### Your objective
Drop every picture. Then return, exactly, the lines from the beginning of the listing below through the one containing "x_lo, x_hi, n_bins = -20.0, 20.0, 80".

### Dataset extract
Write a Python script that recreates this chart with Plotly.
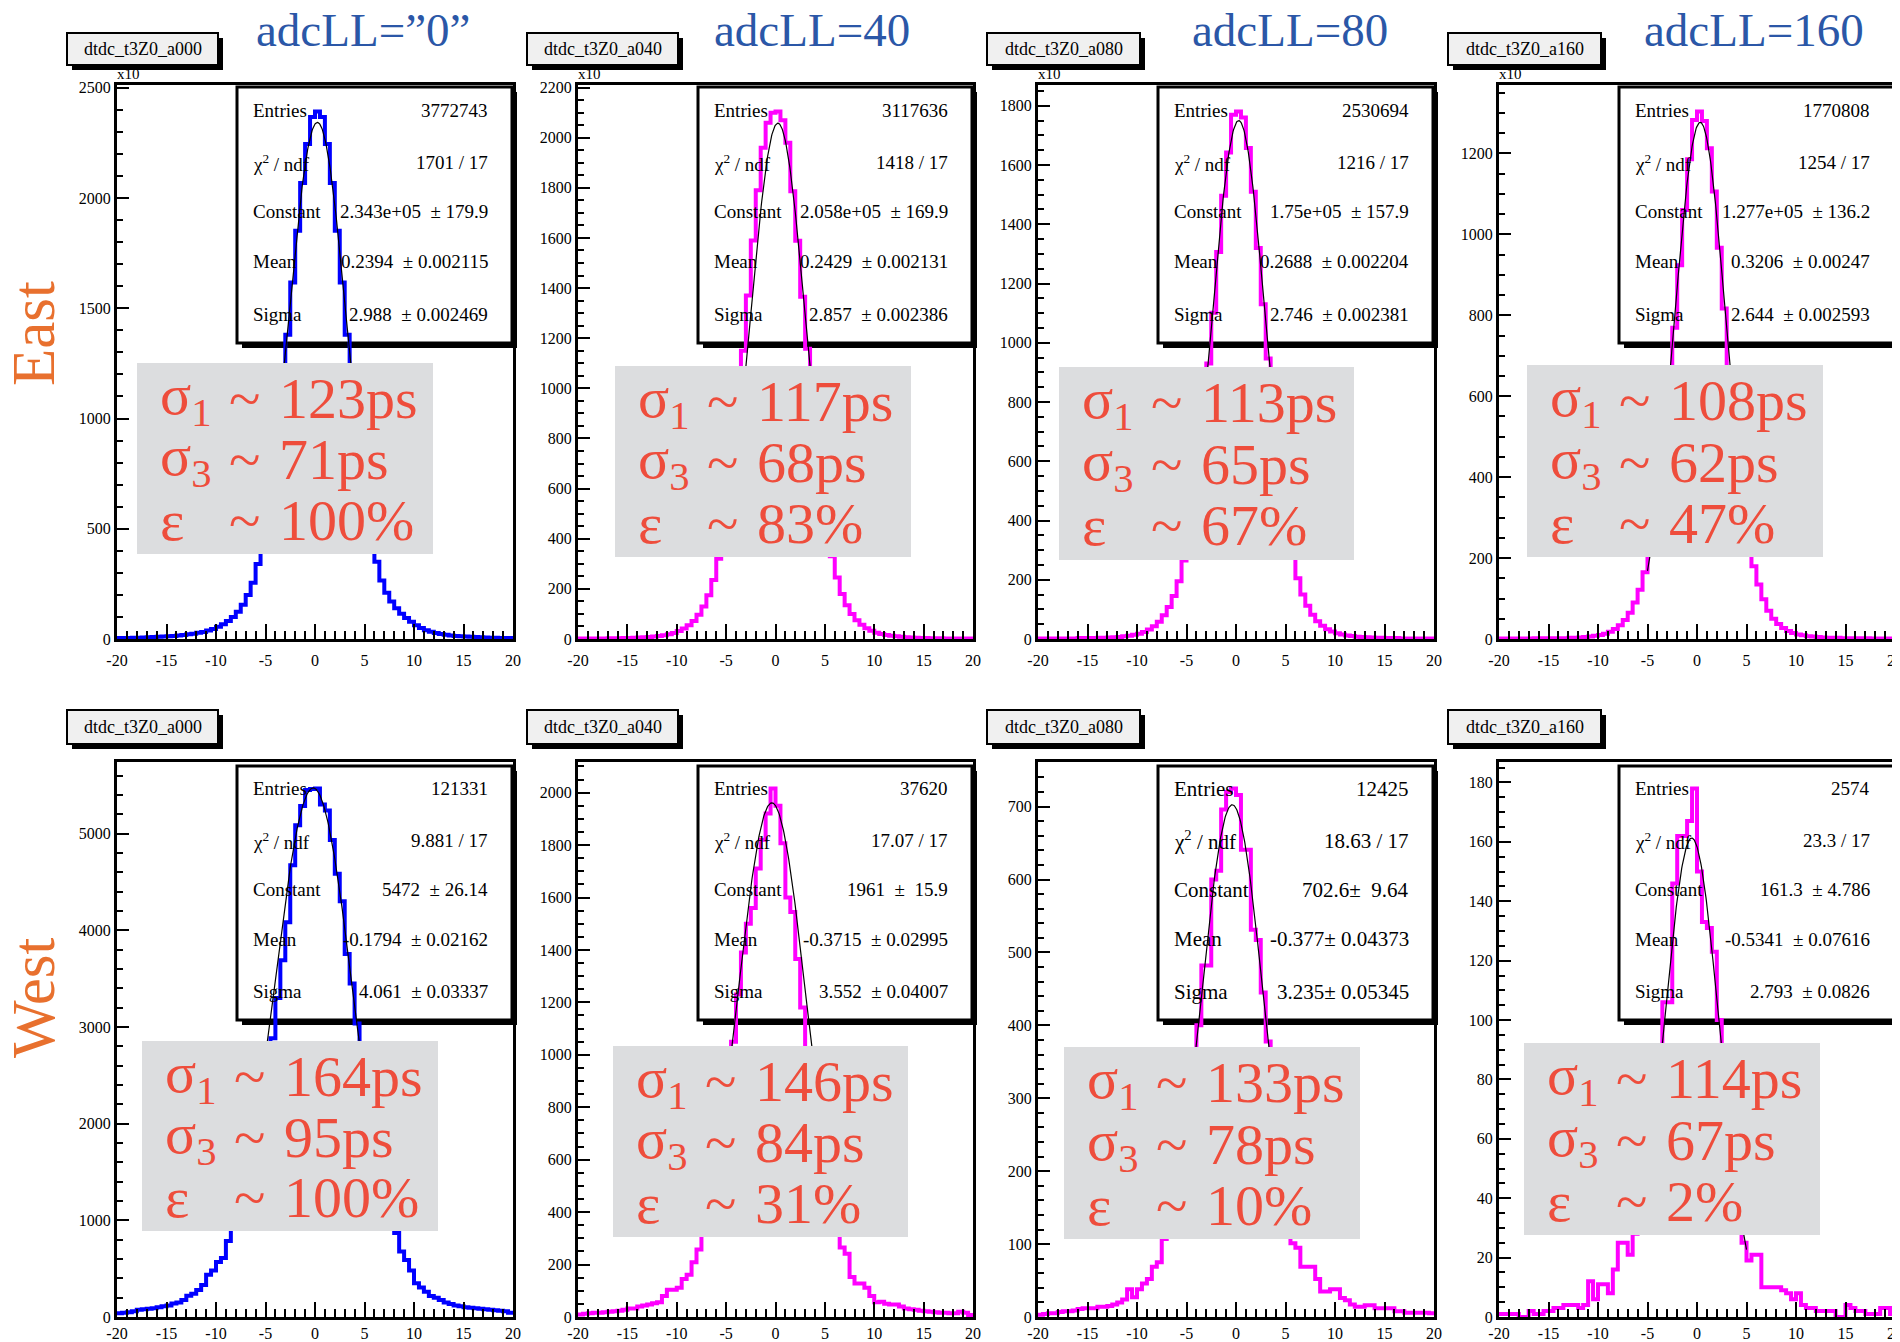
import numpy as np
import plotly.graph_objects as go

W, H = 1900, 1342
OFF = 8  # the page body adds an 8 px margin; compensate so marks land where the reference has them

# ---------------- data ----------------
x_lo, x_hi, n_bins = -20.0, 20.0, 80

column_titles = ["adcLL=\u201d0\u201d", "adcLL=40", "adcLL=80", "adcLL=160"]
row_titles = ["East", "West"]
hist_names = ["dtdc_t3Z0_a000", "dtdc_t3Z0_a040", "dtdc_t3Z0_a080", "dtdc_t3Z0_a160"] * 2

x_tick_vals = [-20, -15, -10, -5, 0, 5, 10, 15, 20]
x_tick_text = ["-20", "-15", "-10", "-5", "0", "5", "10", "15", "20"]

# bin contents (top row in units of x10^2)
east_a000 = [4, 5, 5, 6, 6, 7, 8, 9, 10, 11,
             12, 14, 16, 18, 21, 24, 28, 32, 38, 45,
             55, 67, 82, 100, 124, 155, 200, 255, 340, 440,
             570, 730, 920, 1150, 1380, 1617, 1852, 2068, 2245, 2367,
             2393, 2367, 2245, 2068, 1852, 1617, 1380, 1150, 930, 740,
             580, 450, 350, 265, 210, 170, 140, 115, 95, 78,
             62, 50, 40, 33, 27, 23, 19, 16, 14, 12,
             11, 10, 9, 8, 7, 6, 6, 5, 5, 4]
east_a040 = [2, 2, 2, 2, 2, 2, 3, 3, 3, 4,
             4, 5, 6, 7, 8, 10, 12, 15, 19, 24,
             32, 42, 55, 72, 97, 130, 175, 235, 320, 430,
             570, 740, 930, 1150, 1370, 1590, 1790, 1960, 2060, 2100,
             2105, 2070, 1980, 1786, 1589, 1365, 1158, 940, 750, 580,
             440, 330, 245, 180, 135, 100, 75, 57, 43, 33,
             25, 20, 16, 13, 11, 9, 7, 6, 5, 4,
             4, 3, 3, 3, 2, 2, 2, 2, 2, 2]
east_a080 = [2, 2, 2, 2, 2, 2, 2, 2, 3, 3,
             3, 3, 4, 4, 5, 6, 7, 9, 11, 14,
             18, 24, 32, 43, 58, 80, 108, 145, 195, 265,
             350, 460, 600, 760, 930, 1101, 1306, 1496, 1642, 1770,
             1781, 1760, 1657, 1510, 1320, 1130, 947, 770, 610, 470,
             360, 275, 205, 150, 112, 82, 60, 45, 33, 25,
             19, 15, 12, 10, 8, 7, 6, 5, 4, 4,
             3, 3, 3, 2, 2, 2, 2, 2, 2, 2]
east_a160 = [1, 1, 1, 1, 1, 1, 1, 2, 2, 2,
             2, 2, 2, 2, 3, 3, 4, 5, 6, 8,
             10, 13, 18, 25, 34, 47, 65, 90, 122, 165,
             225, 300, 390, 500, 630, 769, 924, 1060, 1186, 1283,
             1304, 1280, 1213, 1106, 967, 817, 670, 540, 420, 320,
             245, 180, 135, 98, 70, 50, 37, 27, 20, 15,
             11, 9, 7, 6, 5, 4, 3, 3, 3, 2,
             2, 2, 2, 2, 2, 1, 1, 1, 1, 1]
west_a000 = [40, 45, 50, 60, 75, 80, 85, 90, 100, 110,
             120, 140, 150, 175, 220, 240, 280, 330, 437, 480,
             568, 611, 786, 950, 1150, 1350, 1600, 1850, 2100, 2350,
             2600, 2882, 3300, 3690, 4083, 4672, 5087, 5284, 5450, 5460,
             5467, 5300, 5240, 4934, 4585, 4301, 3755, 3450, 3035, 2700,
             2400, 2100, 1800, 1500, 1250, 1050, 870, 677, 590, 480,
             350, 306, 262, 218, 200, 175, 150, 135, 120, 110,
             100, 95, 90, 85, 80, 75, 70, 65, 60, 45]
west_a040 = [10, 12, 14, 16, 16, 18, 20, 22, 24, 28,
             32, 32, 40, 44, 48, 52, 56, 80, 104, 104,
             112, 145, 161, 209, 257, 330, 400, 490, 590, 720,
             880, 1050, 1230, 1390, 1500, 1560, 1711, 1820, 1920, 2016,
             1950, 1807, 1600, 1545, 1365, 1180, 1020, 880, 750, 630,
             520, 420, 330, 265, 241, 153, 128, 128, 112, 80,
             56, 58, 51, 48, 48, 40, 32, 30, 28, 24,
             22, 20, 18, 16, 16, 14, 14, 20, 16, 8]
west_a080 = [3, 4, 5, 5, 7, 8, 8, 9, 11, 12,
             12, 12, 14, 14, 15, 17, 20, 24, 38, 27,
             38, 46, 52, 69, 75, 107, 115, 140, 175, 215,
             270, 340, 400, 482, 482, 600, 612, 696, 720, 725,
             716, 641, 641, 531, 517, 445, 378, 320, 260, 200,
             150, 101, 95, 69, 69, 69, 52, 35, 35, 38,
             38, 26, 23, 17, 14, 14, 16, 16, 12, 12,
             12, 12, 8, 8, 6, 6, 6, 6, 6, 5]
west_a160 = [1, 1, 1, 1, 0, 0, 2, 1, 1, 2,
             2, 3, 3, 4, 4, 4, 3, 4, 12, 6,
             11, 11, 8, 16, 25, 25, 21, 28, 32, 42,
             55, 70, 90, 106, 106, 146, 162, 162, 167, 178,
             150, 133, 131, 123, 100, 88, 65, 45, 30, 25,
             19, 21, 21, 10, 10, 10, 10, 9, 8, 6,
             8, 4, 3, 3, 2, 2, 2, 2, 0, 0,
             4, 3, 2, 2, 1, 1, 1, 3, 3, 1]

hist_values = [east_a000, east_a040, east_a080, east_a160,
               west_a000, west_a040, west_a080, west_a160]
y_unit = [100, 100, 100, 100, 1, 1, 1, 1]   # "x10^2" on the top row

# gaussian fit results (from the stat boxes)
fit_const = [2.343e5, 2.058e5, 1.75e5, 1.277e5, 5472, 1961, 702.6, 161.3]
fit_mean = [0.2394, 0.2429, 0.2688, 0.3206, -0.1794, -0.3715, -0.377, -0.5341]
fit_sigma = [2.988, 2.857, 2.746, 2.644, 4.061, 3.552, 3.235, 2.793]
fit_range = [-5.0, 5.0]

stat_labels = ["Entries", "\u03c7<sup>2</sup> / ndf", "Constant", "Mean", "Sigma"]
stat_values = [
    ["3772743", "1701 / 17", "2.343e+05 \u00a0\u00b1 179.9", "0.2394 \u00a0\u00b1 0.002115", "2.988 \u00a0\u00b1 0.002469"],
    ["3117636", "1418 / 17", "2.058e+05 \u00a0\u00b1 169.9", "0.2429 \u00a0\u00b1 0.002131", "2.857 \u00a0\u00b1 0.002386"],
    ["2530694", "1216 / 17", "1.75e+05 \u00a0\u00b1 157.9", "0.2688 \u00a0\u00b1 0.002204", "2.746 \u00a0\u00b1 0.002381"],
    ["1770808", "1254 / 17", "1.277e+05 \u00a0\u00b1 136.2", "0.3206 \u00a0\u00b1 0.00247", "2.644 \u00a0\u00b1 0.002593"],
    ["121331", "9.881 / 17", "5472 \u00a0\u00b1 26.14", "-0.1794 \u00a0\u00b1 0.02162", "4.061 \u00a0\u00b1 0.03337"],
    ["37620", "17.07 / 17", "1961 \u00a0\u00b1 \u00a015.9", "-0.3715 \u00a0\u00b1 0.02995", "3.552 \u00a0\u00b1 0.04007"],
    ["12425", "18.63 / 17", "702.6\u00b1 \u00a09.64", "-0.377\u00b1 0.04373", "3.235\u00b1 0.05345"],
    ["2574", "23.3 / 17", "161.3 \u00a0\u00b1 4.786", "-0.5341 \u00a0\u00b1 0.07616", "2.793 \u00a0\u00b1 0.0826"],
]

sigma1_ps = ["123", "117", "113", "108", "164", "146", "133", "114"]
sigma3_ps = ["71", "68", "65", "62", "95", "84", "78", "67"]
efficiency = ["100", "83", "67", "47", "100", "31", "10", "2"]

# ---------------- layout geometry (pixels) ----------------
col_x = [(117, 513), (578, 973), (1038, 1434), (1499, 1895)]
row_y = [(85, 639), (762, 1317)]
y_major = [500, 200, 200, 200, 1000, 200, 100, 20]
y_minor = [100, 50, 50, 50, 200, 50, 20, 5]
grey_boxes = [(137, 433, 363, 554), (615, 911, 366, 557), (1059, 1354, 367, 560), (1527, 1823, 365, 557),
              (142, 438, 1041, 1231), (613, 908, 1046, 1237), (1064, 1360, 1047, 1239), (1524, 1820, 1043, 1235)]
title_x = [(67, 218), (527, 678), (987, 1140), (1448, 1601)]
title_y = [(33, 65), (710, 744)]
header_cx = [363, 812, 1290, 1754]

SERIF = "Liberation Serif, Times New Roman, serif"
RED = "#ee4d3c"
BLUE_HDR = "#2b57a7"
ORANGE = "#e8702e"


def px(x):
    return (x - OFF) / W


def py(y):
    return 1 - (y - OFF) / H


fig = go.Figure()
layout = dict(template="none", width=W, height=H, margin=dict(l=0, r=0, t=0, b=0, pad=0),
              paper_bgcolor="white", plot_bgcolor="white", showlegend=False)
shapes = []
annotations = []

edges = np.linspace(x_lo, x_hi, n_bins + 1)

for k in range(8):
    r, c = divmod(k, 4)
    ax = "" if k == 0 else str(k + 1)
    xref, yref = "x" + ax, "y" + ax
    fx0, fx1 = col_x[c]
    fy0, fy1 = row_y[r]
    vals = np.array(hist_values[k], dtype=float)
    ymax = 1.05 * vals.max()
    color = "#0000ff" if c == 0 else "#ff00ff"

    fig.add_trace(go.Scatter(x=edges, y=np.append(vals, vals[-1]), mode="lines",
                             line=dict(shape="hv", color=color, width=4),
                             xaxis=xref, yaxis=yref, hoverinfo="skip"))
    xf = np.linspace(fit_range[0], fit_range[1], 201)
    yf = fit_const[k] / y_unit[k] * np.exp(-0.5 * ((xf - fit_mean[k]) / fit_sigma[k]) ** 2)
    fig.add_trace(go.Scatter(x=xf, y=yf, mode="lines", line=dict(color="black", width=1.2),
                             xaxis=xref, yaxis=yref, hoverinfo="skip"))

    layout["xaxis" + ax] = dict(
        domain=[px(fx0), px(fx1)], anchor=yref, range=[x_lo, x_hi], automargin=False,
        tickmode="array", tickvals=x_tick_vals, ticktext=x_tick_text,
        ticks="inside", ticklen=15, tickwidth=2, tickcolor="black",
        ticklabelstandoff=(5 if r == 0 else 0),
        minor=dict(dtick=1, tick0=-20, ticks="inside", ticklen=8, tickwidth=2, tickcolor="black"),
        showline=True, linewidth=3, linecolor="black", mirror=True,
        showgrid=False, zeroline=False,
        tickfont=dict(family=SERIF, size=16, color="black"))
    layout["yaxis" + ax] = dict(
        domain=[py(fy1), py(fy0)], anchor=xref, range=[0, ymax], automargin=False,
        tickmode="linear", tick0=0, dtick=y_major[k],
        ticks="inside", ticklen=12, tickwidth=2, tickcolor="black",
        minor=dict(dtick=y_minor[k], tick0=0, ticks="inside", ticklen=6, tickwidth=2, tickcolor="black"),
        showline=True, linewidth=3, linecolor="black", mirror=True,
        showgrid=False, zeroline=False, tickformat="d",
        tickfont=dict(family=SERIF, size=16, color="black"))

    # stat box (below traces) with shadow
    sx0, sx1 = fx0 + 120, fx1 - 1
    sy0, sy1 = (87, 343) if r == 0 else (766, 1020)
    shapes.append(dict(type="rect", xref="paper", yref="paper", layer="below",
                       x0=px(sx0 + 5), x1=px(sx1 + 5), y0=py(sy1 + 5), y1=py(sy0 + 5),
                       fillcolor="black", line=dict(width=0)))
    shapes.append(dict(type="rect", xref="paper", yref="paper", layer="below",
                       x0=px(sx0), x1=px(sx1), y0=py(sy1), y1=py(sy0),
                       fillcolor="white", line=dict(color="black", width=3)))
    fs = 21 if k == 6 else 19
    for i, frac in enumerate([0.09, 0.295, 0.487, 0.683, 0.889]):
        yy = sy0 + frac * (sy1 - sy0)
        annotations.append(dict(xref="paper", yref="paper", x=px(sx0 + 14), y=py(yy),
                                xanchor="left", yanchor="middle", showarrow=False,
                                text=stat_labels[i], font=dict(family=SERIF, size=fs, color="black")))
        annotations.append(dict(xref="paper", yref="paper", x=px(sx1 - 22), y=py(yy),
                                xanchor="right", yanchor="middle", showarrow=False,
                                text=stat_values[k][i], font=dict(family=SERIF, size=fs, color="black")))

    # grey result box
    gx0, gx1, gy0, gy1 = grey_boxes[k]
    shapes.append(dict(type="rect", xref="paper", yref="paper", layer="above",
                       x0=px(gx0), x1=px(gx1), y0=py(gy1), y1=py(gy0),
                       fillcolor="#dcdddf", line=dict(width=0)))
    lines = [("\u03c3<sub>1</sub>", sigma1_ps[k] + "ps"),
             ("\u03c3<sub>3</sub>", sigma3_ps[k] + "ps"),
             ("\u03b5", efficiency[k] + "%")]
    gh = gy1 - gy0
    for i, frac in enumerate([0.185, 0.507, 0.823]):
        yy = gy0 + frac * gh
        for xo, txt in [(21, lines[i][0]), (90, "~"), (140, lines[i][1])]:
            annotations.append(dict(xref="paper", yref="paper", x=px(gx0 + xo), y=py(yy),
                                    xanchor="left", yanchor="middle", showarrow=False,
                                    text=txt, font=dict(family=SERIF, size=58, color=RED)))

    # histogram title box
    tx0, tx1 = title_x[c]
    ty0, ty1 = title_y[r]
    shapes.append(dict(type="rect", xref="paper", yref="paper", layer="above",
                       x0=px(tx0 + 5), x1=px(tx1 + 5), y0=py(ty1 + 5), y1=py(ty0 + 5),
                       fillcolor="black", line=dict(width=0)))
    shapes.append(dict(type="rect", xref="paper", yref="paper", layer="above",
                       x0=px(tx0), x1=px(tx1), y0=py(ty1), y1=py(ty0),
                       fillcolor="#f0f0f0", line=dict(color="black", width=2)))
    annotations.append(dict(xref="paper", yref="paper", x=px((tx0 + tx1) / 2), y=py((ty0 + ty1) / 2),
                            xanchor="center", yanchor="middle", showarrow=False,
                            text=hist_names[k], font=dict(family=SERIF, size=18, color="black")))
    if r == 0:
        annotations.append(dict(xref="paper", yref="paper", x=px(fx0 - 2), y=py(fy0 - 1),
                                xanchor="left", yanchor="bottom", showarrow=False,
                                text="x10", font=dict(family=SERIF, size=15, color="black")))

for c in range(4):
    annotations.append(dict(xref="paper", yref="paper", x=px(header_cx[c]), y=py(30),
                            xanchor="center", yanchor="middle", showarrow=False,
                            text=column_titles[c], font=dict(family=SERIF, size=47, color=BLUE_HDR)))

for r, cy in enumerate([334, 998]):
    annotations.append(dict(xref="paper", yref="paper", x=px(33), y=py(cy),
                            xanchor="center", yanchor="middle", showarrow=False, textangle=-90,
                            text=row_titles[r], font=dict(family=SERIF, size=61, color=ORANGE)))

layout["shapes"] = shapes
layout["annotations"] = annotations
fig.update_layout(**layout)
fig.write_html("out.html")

### Response to the exercise
Write a Python script that recreates this chart with Plotly.
import numpy as np
import plotly.graph_objects as go

W, H = 1900, 1342
OFF = 8  # the page body adds an 8 px margin; compensate so marks land where the reference has them

# ---------------- data ----------------
x_lo, x_hi, n_bins = -20.0, 20.0, 80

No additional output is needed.